I sometimes joke that everything I’ve learned since college is because I read mysteries. I will use that sentence time and again as mysteries teach me something I didn’t know.
The latest addition to my education is a dark sky park, which Lori Rader-Day utilizes so well in her latest Under a Dark Sky.
I had never heard of a dark sky park before.
For those, such as myself, unfamiliar with this, a dark sky park is where light is kept to an absolute minimum so that stargazers can enjoy the delights of the night sky without light pollution.
What a cool way to be one with nature.
It also makes for a terrific setting for a mystery about a woman who suffers from an extreme fear of the dark that has heightened since her husband’s death. In sorting through his papers, she finds that he had booked a week at a dark sky park for their 10th anniversary. It’s an odd gift indeed, but also the push the grieving widow needs.
Rader-Day has invented the Straits Point International Dark Sky Park in Michigan as the setting for her novel. The beauty of the dark sky that she shows is what can be enjoyed at dozens of similar nocturnal environments at recreation areas throughout the world.
Under a Dark Sky delivers a shrewd plot that moves briskly to a logical conclusion. The darkness of the park also is a sharp metaphor for the emotions and secrets of the realistic characters.
By the way, Rader-Day has proven herself a strong author with plots that draw you in and believable characters. No wonder she has won several awards. Her debut mystery, The Black Hour, won the 2015 Anthony Award for Best First Novel and was a finalist for the 2015 Mary Higgins Clark Award. Her second novel, Little Pretty Things, won the 2016 Mary Higgins Clark Award and was a nominee for the Anthony Award for Best Paperback Original.

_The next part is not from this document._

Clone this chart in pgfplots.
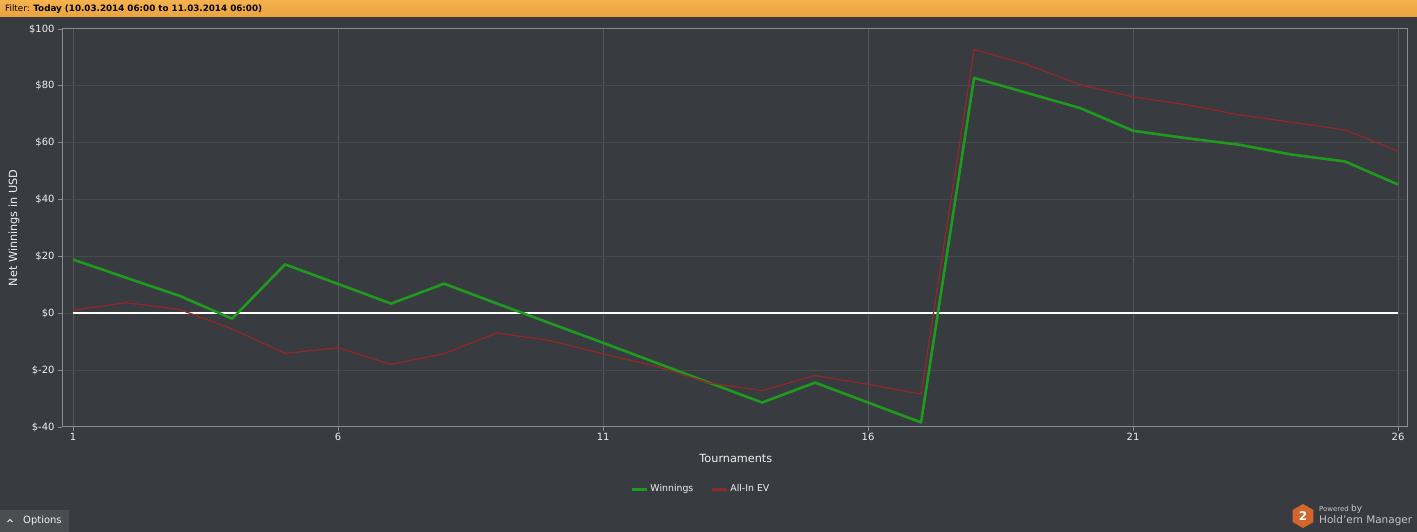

Her novel The Day I Died is nominated for an Anthony Award in the paperback original category for Bouchercon 2018, which will be September 6 through 9 in St. Petersburg, Florida.
Straits Point International Dark Sky Park is a fictional place. The Headlands International Dark Sky Park in Mackinaw, Michigan, provided the model for Rader-Day.
Information about other dark sky parks around the world can be accessed at www.darksky.org, which also gives a list of other such parks.
And I have one suggestion for those wanting to visit a dark sky park—take a copy of Lori Rader-Day’s Under a Dark Sky. The novel will enhance your visit.